Protéger les enfants

L’Association des maîtres coraniques et SOS consommateurs, qui n’ont pas pu se porter partie civile, se réjouissent du jugement. D’autant qu’il suspend la parution des journaux incriminés, annonce Le Soleil. Une bien bonne nouvelle pour Momar Ndao. « Les journaux étaient vendus à la criée – entre 100 et 200 FCFA, soit parmi les moins chers du marché – et n’importe quel petit enfant pouvait le prendre : le vendeur ne va pas chercher à savoir si c’est pour son père, son oncle, son grand frère… », explique le président de l’Ascosen.
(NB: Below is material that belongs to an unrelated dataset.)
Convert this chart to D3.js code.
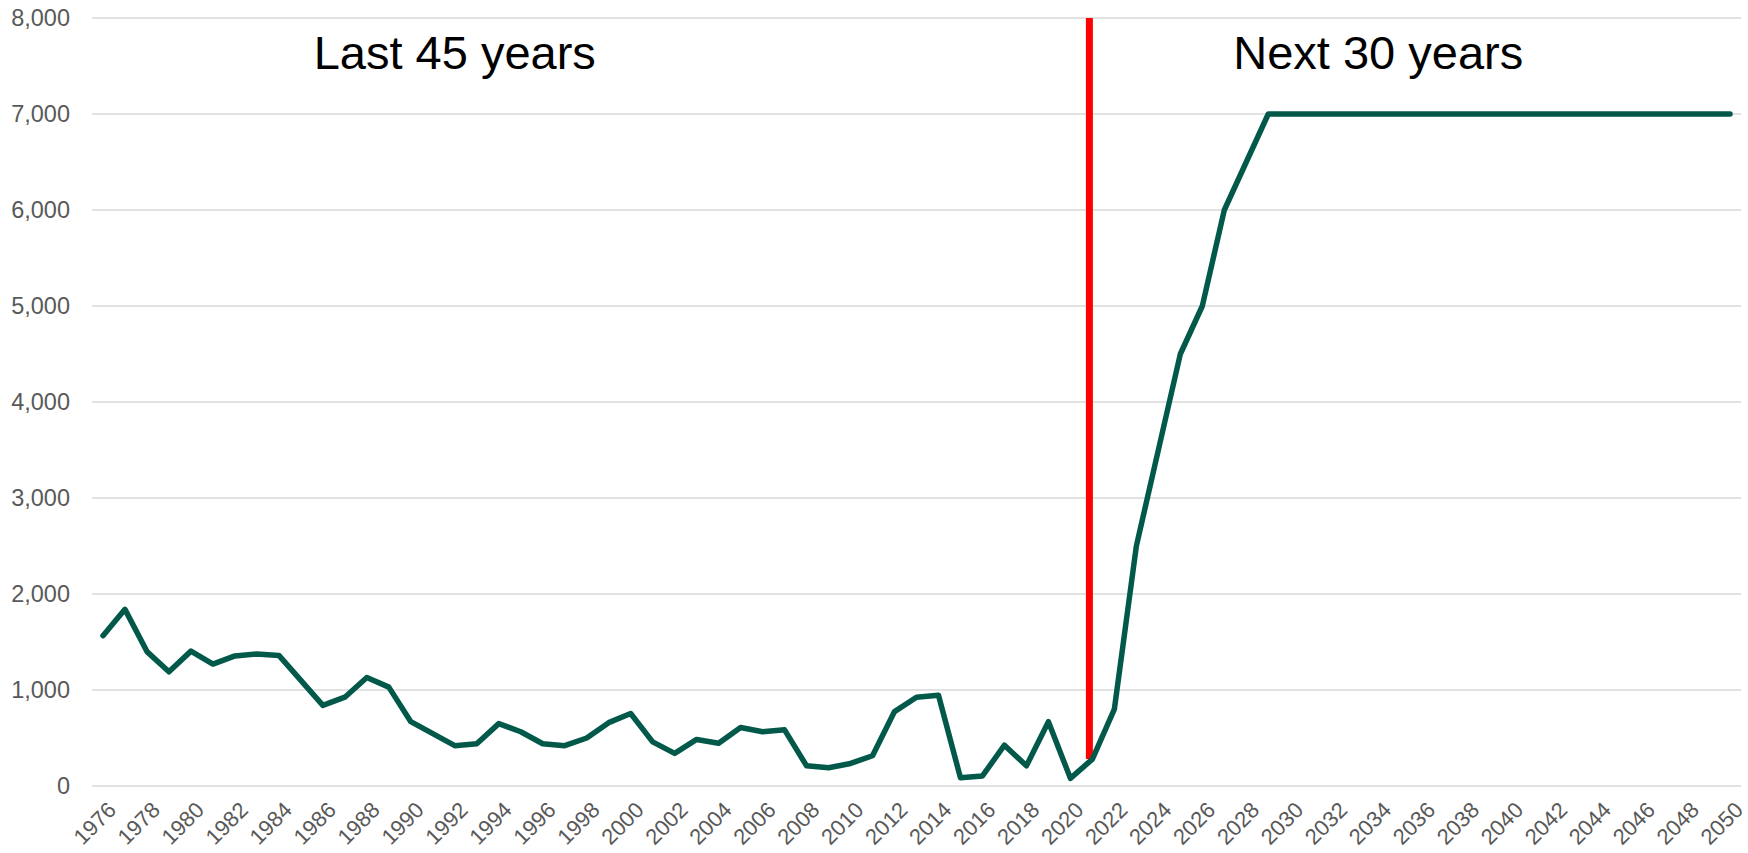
<!DOCTYPE html>
<html lang="en">
<head>
  <meta charset="UTF-8" />
  <title>Last 45 years / Next 30 years</title>
  <style>
    body {
      margin: 0;
      background: #fff;
      overflow: hidden;
    }
    svg {
      display: block;
      font-family: "Liberation Sans", Arial, sans-serif;
    }
    .grid line {
      stroke: #d9d9d9;
      stroke-width: 1.5;
    }
    .tick-label {
      fill: #595959;
      font-size: 23.5px;
    }
    .x-label {
      font-size: 22px;
    }
  </style>
  <script src="https://cdn.jsdelivr.net/npm/d3@7"></script>
</head>
<body>
  <svg id="chart" width="1748" height="853"></svg>

  <script>
    // years on the category axis
    const years = d3.range(1976, 2051);

    // history 1976-2021
    const pastValues = [
      1565, 1840, 1400, 1190, 1405, 1270, 1355, 1375, 1360, 1100,
      840, 925, 1130, 1030, 670, 545, 420, 440, 650, 565,
      440, 420, 500, 660, 755, 460, 340, 485, 445, 610,
      565, 585, 210, 190, 235, 315, 775, 925, 945, 85,
      105, 425, 210, 670, 80, 280
    ];

    // outlook 2022-2050
    const futureValues = [
      800, 2500, 3500, 4500, 5000, 6000, 6500, 7000, 7000, 7000,
      7000, 7000, 7000, 7000, 7000, 7000, 7000, 7000, 7000, 7000,
      7000, 7000, 7000, 7000, 7000, 7000, 7000, 7000, 7000
    ];

    const values = pastValues.concat(futureValues);
    const yTicks = [0, 1000, 2000, 3000, 4000, 5000, 6000, 7000, 8000];
    const xTickYears = years.filter(y => (y - 1976) % 2 === 0);
    const splitYear = 2021;
    const annotations = [
      { text: 'Last 45 years', year: 1992 },
      { text: 'Next 30 years', year: 2034 }
    ];

    const data = years.map((yr, i) => ({ year: yr, value: values[i] }));

    const svg = d3.select('#chart');
    const plotLeft = 92, plotRight = 1741, plotTop = 18, plotBottom = 786;

    const x = d3.scalePoint().domain(years).range([plotLeft, plotRight]).padding(0.5);
    const y = d3.scaleLinear().domain([0, 8000]).range([plotBottom, plotTop]);

    // gridlines
    svg.append('g').attr('class', 'grid')
      .selectAll('line').data(yTicks).join('line')
      .attr('x1', plotLeft).attr('x2', plotRight)
      .attr('y1', d => y(d)).attr('y2', d => y(d));

    // y labels
    svg.append('g')
      .selectAll('text').data(yTicks).join('text')
      .attr('class', 'tick-label')
      .attr('x', 70)
      .attr('y', d => y(d))
      .attr('dy', '0.35em')
      .attr('text-anchor', 'end')
      .text(d => d3.format(',')(d));

    // x labels, rotated
    svg.append('g')
      .selectAll('text').data(xTickYears).join('text')
      .attr('class', 'tick-label x-label')
      .attr('text-anchor', 'end')
      .attr('dy', '0.35em')
      .attr('transform', d => `translate(${x(d) + 9},${plotBottom + 20}) rotate(-45)`)
      .text(d => d);

    // red divider at the last actual year
    const splitPoint = data.find(d => d.year === splitYear);
    svg.append('line')
      .attr('x1', x(splitYear) - 3).attr('x2', x(splitYear) - 3)
      .attr('y1', y(8000)).attr('y2', y(splitPoint.value))
      .attr('stroke', '#ff0000')
      .attr('stroke-width', 7);

    // main series
    const line = d3.line()
      .x(d => x(d.year))
      .y(d => y(d.value));

    svg.append('path')
      .datum(data)
      .attr('fill', 'none')
      .attr('stroke', '#02594a')
      .attr('stroke-width', 5.5)
      .attr('stroke-linejoin', 'round')
      .attr('stroke-linecap', 'round')
      .attr('d', line);

    // period labels
    svg.append('g')
      .selectAll('text').data(annotations).join('text')
      .attr('x', d => x(d.year))
      .attr('y', 69)
      .attr('text-anchor', 'middle')
      .attr('font-size', 47)
      .attr('fill', '#000')
      .text(d => d.text);
  </script>
</body>
</html>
D’après lui, plusieurs enfants ont acheté ces journaux pour eux, ce qui pourrait avoir de graves conséquences. « Le risque pour un enfant est d’être perturbé psychologiquement. Un enfant de 13-14 ans ne va plus penser qu’à ça et cela pourrait entraîner la dépravation dans le pays », commente-t-il. Cependant, il estime que les interdire complètement n’est pas la solution. Il souligne qu’avant l’apparition des journaux coquins sénégalais, dont il estime que la naissance remonte à environ deux ou trois ans, il existait en kiosques des medias érotiques et pornographiques occidentaux.

Ceux-là n’étaient visuellement pas accessibles pour les enfants, alors que Tolof-Tolof, Rac-Tac, Teuss et autres Check Down sont tellement mis en avant que les clients désireux d’acheter leur journal tombent sur une paire de seins ou de fesses dénudées. Y compris les enfants. Alors, conclut le président de l’Ascosen, « la solution serait que l’on les vende à part dans des librairies spécialisées, bien qu’elles n’existent pas au Sénégal, ou alors plus discrètement ».